Nike supplier look beyond Vietnam for risk diversification

The Hanoitimes - Firms are realizing that no nation is tariff-proof enough to serve as a global supply hub.

Taiwan-based Eclat Textile, sportswear supplier to Nike and Lululemon Athletica, said it plans to move beyond Vietnam to diversify risks amid the US – China trade war, Bloomberg reported. 
 
Illustrative photo.
Illustrative photo.
“Clients also want us to diversify risks and don’t want production bases to be in one country. Now 50% of our garments are made in Vietnam, so we are not diversified enough,” Chairman Hung Cheng-hai was quoted by Bloomberg as saying. 

Hung added the most important thing now is diversification, particularly in the current context of global situation. 

Eclat exited China in 2016 as conditions weren’t ideal for manufacturing, deciding instead to bulk up in Vietnam.

Heightened trade tensions between the US and China have disrupted global supply lines, forcing companies to pivot production out of the Asian nation and into other countries such as Taiwan, Vietnam and Bangladesh. 

But with Donald Trump hardening his stance on Vietnam and imposed higher duties on steel, firms are realizing that no nation is tariff-proof enough to serve as a global supply hub.

Eclat is now looking to set up multiple, smaller regional manufacturing hubs that can be nimble in servicing clients. The textile maker won’t consider adding plants or expanding in Vietnam in the next three years, Hung says.

The company instead will invest in new facilities in Southeast Asian nations such as Indonesia or Cambodia. It expects to invest US$80 million in setting up 120 production lines in the region, with the board deciding specific locations later this year, Hung says.

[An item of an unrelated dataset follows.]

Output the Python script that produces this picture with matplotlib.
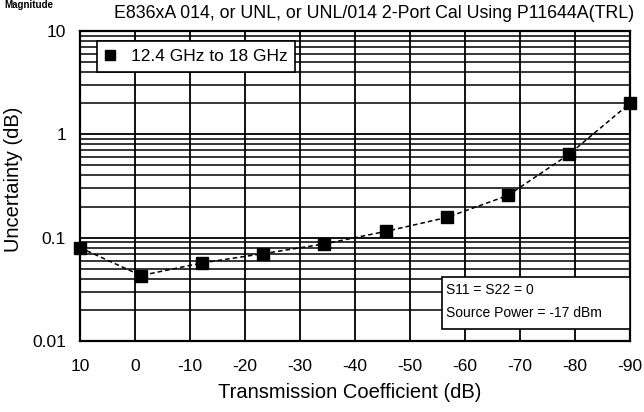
import numpy as np
import matplotlib
matplotlib.use("Agg")
import matplotlib.pyplot as plt
from matplotlib.ticker import LogLocator, FixedLocator, NullFormatter
from matplotlib.lines import Line2D
from matplotlib.patches import Rectangle

plt.rcParams['font.family'] = ['Liberation Sans', 'DejaVu Sans']

# data
trans_db = [10, -1.1, -12.2, -23.3, -34.4, -45.6, -56.7, -67.8, -78.9, -90]
uncert_db = [0.080, 0.043, 0.057, 0.070, 0.087, 0.115, 0.157, 0.256, 0.64, 2.0]
x_ticks = [10, 0, -10, -20, -30, -40, -50, -60, -70, -80, -90]
y_ticks = [0.01, 0.1, 1, 10]
y_labels = ['0.01', '0.1', '1', '10']
series_label = '12.4 GHz to 18 GHz'
cond_lines = ['S11 = S22 = 0', 'Source Power = -17 dBm']

fig = plt.figure(figsize=(6.44, 4.12), dpi=100)
ax = fig.add_axes([80/644, 1 - 341/412, 550/644, 310/412])

ax.set_yscale('log')
ax.set_ylim(0.01, 10)
ax.set_xlim(10, -90)

ax.plot(trans_db, uncert_db, color='black', lw=1.1, ls=(0, (3, 2)), zorder=3)
ax.plot(trans_db, uncert_db, ls='none', marker='s', ms=8.5, color='black',
        zorder=4, clip_on=False)

# grid
ax.xaxis.set_major_locator(FixedLocator(x_ticks))
ax.set_xticklabels([str(t) for t in x_ticks])
ax.yaxis.set_major_locator(FixedLocator(y_ticks))
ax.set_yticklabels(y_labels)
ax.yaxis.set_minor_locator(LogLocator(base=10, subs=np.arange(2, 10)))
ax.yaxis.set_minor_formatter(NullFormatter())
ax.grid(True, which='major', color='black', lw=1.3)
ax.grid(True, which='minor', axis='y', color='black', lw=1.1)
ax.tick_params(which='both', length=0, labelsize=12.5)
ax.tick_params(axis='x', pad=13)
ax.tick_params(axis='y', pad=10)
for s in ax.spines.values():
    s.set_linewidth(1.6)

ax.set_xlabel('Transmission Coefficient (dB)', fontsize=14.5)
ax.xaxis.set_label_coords(0.49, -0.135)
ax.set_ylabel('Uncertainty (dB)', fontsize=14.5)
ax.yaxis.set_label_coords(-0.103, 0.52)

fig.text(114/644, 1 - 14/412, 'E836xA 014, or UNL, or UNL/014 2-Port Cal Using P11644A(TRL)',
         fontsize=12.8, va='center', ha='left')
fig.text(4/644, 1.0, 'Magnitude', fontsize=7, fontweight='bold', va='top', ha='left')

# legend box
h = Line2D([], [], ls='none', marker='s', ms=7, color='black')
leg = ax.legend(handles=[h], labels=[series_label], loc='upper left',
                bbox_to_anchor=(0.031, 0.968), borderaxespad=0, fontsize=12.5,
                frameon=True, fancybox=False, edgecolor='black', framealpha=1,
                handlelength=0.6, handletextpad=0.9, borderpad=0.45)
leg.get_frame().set_linewidth(1.2)
leg.set_zorder(6)

# condition box
ax.add_patch(Rectangle((0.658, 0.039), 0.342, 0.167, transform=ax.transAxes,
                       fc='white', ec='black', lw=1.2, zorder=5, clip_on=False))
ax.text(0.666, 0.165, cond_lines[0], transform=ax.transAxes, ha='left',
        va='center', fontsize=10, zorder=6)
ax.text(0.666, 0.090, cond_lines[1], transform=ax.transAxes, ha='left',
        va='center', fontsize=10, zorder=6)

fig.savefig('out.png', dpi=100)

Although the US and China have resumed talks on a deal, there are growing signs that the global supply chain -- long reliant on China as the workshop to the world -- is being permanently transformed. Intel has said it’s reviewing its global supply chain, while Apple and Amazon are among those reportedly working on a Plan B.

But the rush to nearby Asian nations is also reaching a saturation point. “Vietnam, for example, is full, completely full,” Spencer Fung, chief executive officer of Li & Fung, the world’s largest supplier of consumer goods, told Bloomberg earlier this month.